The U.S. Environmental Protection Agency is recommending denial of Rosemont Copper Company’s Clean Water Act permit application pending before the U.S. Army Corp of Engineers.
The EPA states that Rosemont’s proposed wetlands mitigation plan to compensate for the loss of jurisdictional waters of the United States is “insufficient to avoid ‘significant degradation’ of the aquatic ecosystem.”
The federal water permit is necessary before construction can begin on the proposed massive open pit mine south of Tucson. Rosemont Copper is owned by Vancouver, B.C.-based Augusta Resource Corporation.
“Based on the information currently available, (Rosemont’s) permit application does not appear to comply with (federal clean water protection guidelines) and should not be permitted as proposed,” Jane Diamond, EPA Region IX’s water division director states in the letter to Col. Kim Colloton of the U.S. Army Corps of Engineers.
The EPA’s objections to issuing the Clean Water Permit could deliver a fatal blow to the proposed copper project because the agency has veto authority over Clean Water Act permits issued by the Army Corps.
The EPA’s latest objections to Rosemont’s Clean Water Act permit application comes at the same time Augusta Resource is running out of cash and borrowing money from investors and officers to meet its financial obligations.
The proposed Rosemont copper mine in the Santa Rita Mountains on the Coronado National Forest southeast of Tucson would impact the U.S. Bureau of Land Management’s Las Cienegas National Conservation Area and Pima County’s Cienega Creek Natural Preserve.
The EPA notes that the “Las Cienegas NCA was established by Congress and the President, in large part, to conserve, protect and enhance the unique and nationally important aquatic, wildlife, vegetation and riparian resources such as those in the Cienega Creek watershed.”
The BLM has also warned in comments submitted to the U.S. Forest Service in response to an administrative draft of the Final Environmental Impact Statement for the mining project that it intends to defend its water rights at the national conservation area that could be impacted by the proposed mine.
“BLM does not relinquish existing BLM surface and groundwater rights,” the agency repeated six times in its comments on the preliminary FEIS.
The EPA states the mile-wide, half-mile deep open pit will act as a hydrological sink that will draw down ground water levels that support wetlands, marshes and streams in the conservation area.
“The pit will permanently reverse the natural direction of groundwater flow toward and into the mine pit, and away from the sensitive aquatic habitats in Las Cienegas NCA and Cienega Creek Natural Preserve,” the EPA letter states.
The agency states none of Rosemont’s three proposed mitigation projects meet regulatory guidelines to be considered as compensation for the damage done by the mine.
“To EPA’s knowledge, no compensatory mitigation plan compliant with the regulations has been prepared to date,” the agency states. “EPA finds the proposed mitigation grossly inadequate to compensate for the mine’s impact.”
The EPA’s latest letter “reaffirms” the agency’s concerns about Rosemont’s proposed habitat mitigation monitoring plan that were first addressed in a Jan. 25, 2013 letter to the Corps, which concluded: “In summary, we believe implementation of the (mitigation plan) would fail to fully compensate for the project’s impacts to regulated waters.”
Augusta cannot access $106 million from its joint venture partner, Korea-based United Copper & Moly, and $225 million pledged by Silver Wheaton in a metals streaming agreement until Rosemont has obtained the Clean Water Act permit, according to Augusta’s regulatory filings.
Augusta reported less than $750,000 cash at the end of the 3rd Quarter on Sept. 30 and was forced to sell $10 million in convertible bonds to its chairman, Richard Warke, and to Ross Beaty, a major shareholder.

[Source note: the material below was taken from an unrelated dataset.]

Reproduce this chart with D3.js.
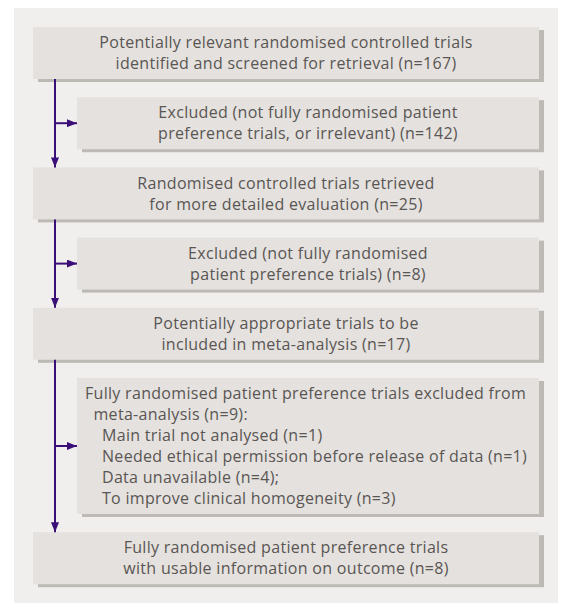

Augusta is spending approximately $2.5 million a month and has more than $5 million in accounts payable.
Augusta is also facing repayment of an $83 million loan, plus interest, that comes due in July. Augusta has pledged all of Rosemont Copper’s assets as collateral for the loan from RK Mine Finance Trust I.
In a press release issued moments after the market closed Wednesday, Augusta said an additional $26 million loan from RK Mine Finance is pending upon “signing of final documentation”. If approved, Augusta must repay the entire $109 million loan by Oct. 21, 2014.